┌────────
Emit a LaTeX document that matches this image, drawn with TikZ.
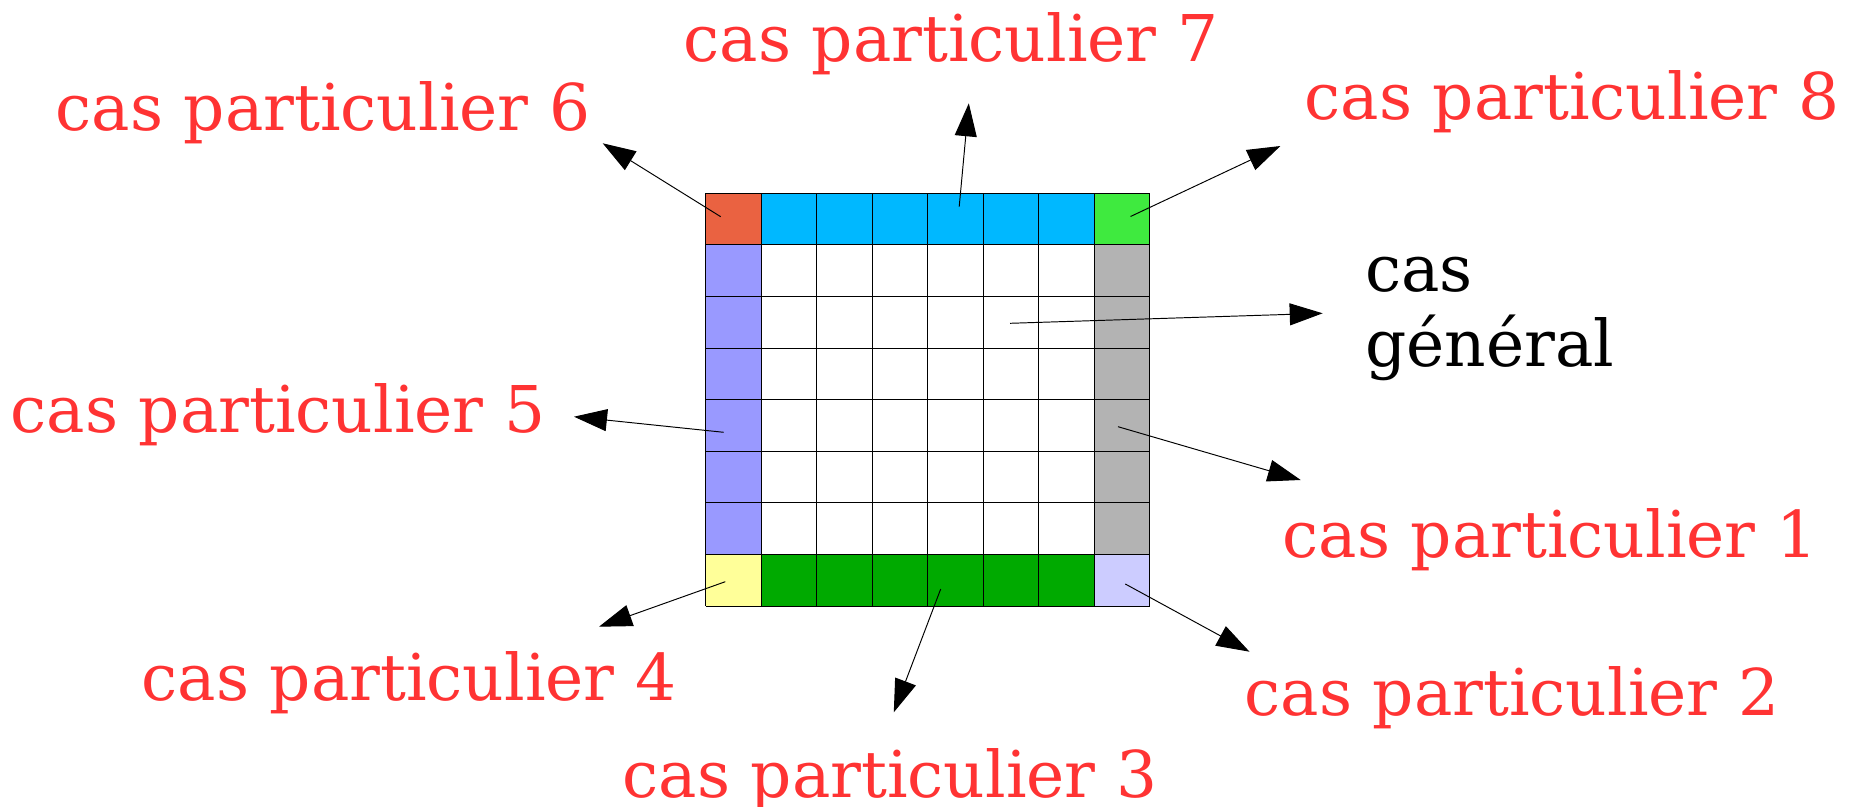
\documentclass[tikz,border=0pt]{standalone}
\usepackage{fontspec}
\setmainfont{DejaVu Serif}
\usetikzlibrary{arrows.meta}

\definecolor{rougecas}{HTML}{FF3333}
\definecolor{coinno}{HTML}{EA6241}
\definecolor{haut}{HTML}{00B8FF}
\definecolor{coinne}{HTML}{3FEA3F}
\definecolor{gauche}{HTML}{9999FF}
\definecolor{droite}{HTML}{B3B3B3}
\definecolor{coinso}{HTML}{FFFF99}
\definecolor{bas}{HTML}{00AA00}
\definecolor{coinse}{HTML}{CCCCFF}

\begin{document}
\begin{tikzpicture}[
  x=0.02cm, y=-0.02cm,
  casp/.style={text=rougecas, inner sep=0pt, anchor=base, font=\fontsize{36.7}{42.7}\selectfont},
  casg/.style={inner sep=0pt, anchor=base west, align=left, font=\fontsize{36.7}{42.7}\selectfont},
  trait/.style={draw=black, line width=0.5pt},
  fleche/.style={-{Triangle[length=0.66cm, width=0.44cm]}, line width=0.55pt}
]
  \useasboundingbox (0,0) rectangle (1849,807);

  % les bords colores
  \fill[coinno] (705.7,193.3) rectangle (761.2,244.9);
  \fill[haut]   (761.2,193.3) rectangle (1094.2,244.9);
  \fill[coinne] (1094.2,193.3) rectangle (1149.7,244.9);
  \fill[gauche] (705.7,244.9) rectangle (761.2,554.5);
  \fill[droite] (1094.2,244.9) rectangle (1149.7,554.5);
  \fill[coinso] (705.7,554.5) rectangle (761.2,606.1);
  \fill[bas]    (761.2,554.5) rectangle (1094.2,606.1);
  \fill[coinse] (1094.2,554.5) rectangle (1149.7,606.1);

  % la grille 8x8
  \foreach \i in {0,...,8} {
    \draw[trait] ({705.7+55.5*\i},193.3) -- ({705.7+55.5*\i},606.1);
    \draw[trait] (705.7,{193.3+51.6*\i}) -- (1149.7,{193.3+51.6*\i});
  }

  \node[casp] (cp6) at (323,131) {cas particulier 6};
  \node[casp] (cp7) at (951,62) {cas particulier 7};
  \node[casp] (cp8) at (1572,120) {cas particulier 8};
  \node[casp] (cp5) at (278,432) {cas particulier 5};
  \node[casp] (cp1) at (1550,557) {cas particulier 1};
  \node[casp] (cp4) at (409,700) {cas particulier 4};
  \node[casp] (cp2) at (1512,715) {cas particulier 2};
  \node[casp] (cp3) at (890,797) {cas particulier 3};
  % ancre base = ligne du bas
  \node[casg] (general) at (1365,367) {cas\\général};

  \coordinate (d6) at (720.7,216.7);  \coordinate (f6) at (602.7,143.3);
  \coordinate (d7) at (959.2,206.7);  \coordinate (f7) at (968.8,103.3);
  \coordinate (d8) at (1130.5,216.5); \coordinate (f8) at (1280.4,146);
  \coordinate (dg) at (1010,323.3);   \coordinate (fg) at (1322.7,313.3);
  \coordinate (d5) at (723.7,432.3);  \coordinate (f5) at (574,416.7);
  \coordinate (d1) at (1118,426.7);   \coordinate (f1) at (1300.7,480);
  \coordinate (d4) at (725.3,581.7);  \coordinate (f4) at (599,626.7);
  \coordinate (d3) at (940.7,589);    \coordinate (f3) at (893.8,712.3);
  \coordinate (d2) at (1125.3,584);   \coordinate (f2) at (1249.5,651.7);

  \draw[fleche] (d6) -- (f6);
  \draw[fleche] (d7) -- (f7);
  \draw[fleche] (d8) -- (f8);
  \draw[fleche] (dg) -- (fg);
  \draw[fleche] (d5) -- (f5);
  \draw[fleche] (d1) -- (f1);
  \draw[fleche] (d4) -- (f4);
  \draw[fleche] (d3) -- (f3);
  \draw[fleche] (d2) -- (f2);
\end{tikzpicture}
\end{document}
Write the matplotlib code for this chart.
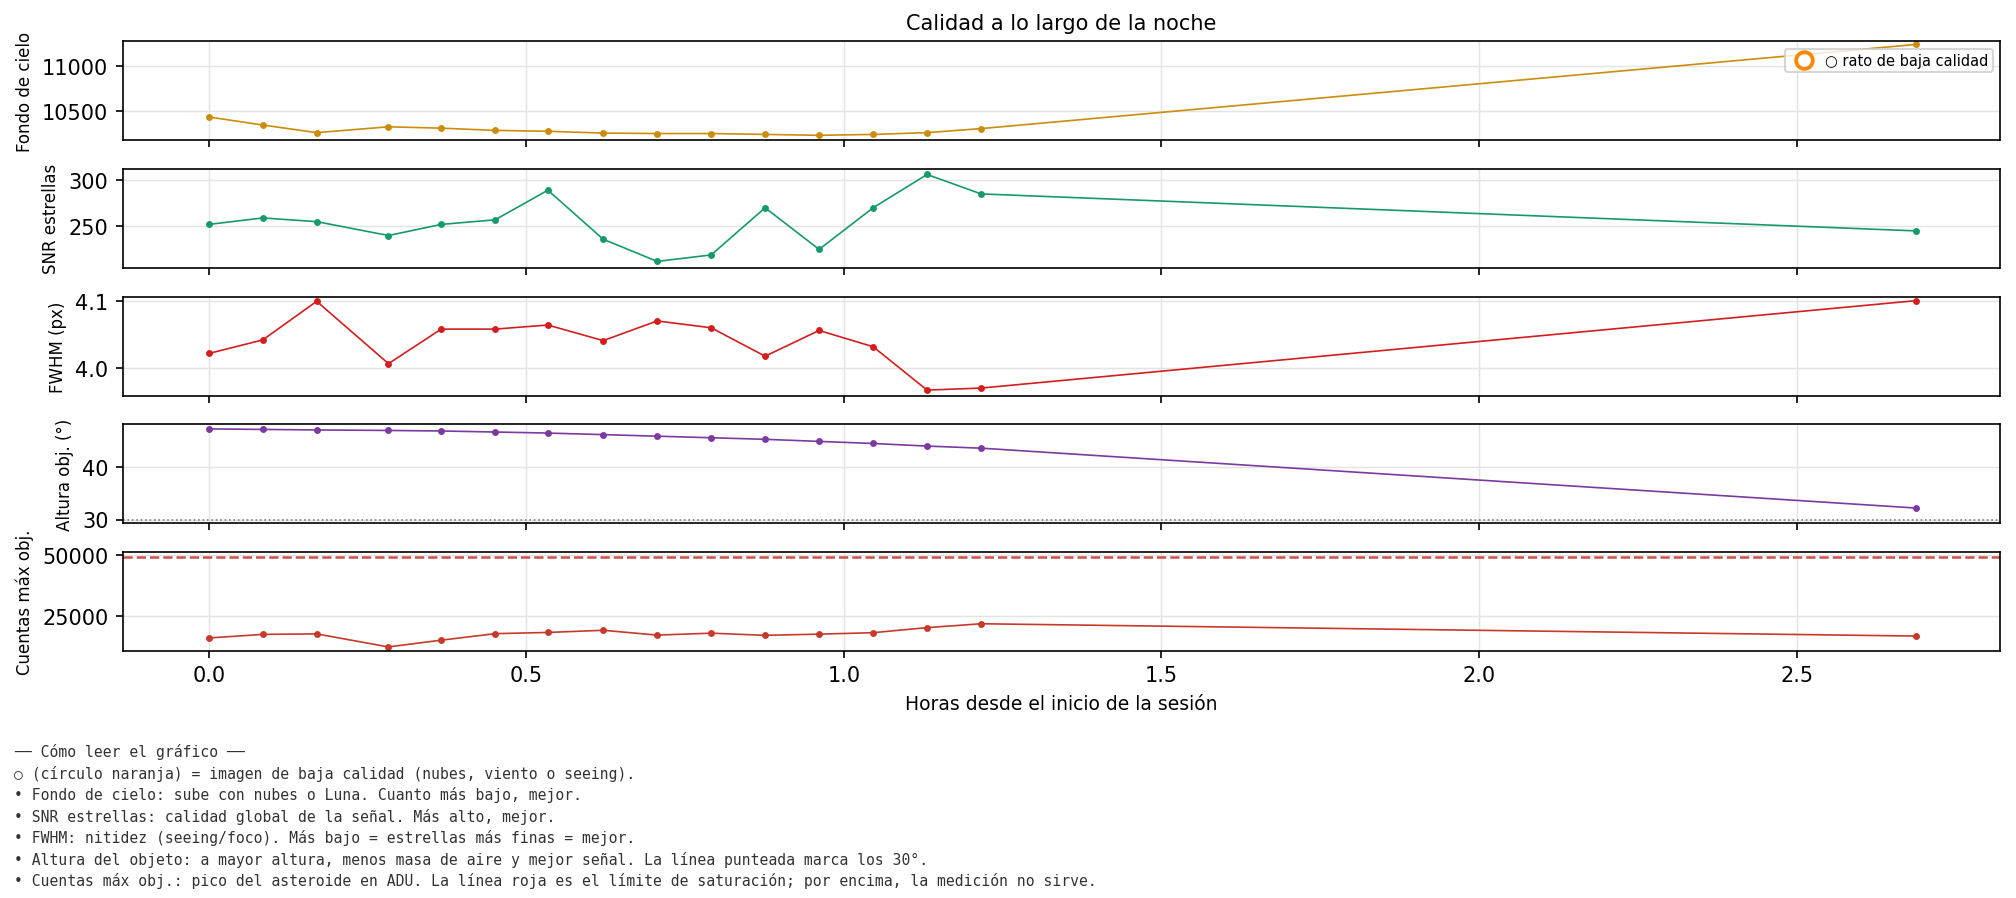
└────────
Objective: Pull every line containing "this" out of the records.

Solved exercise:
Emit a LaTeX document that matches this image, drawn with TikZ.
Write the matplotlib code for this chart.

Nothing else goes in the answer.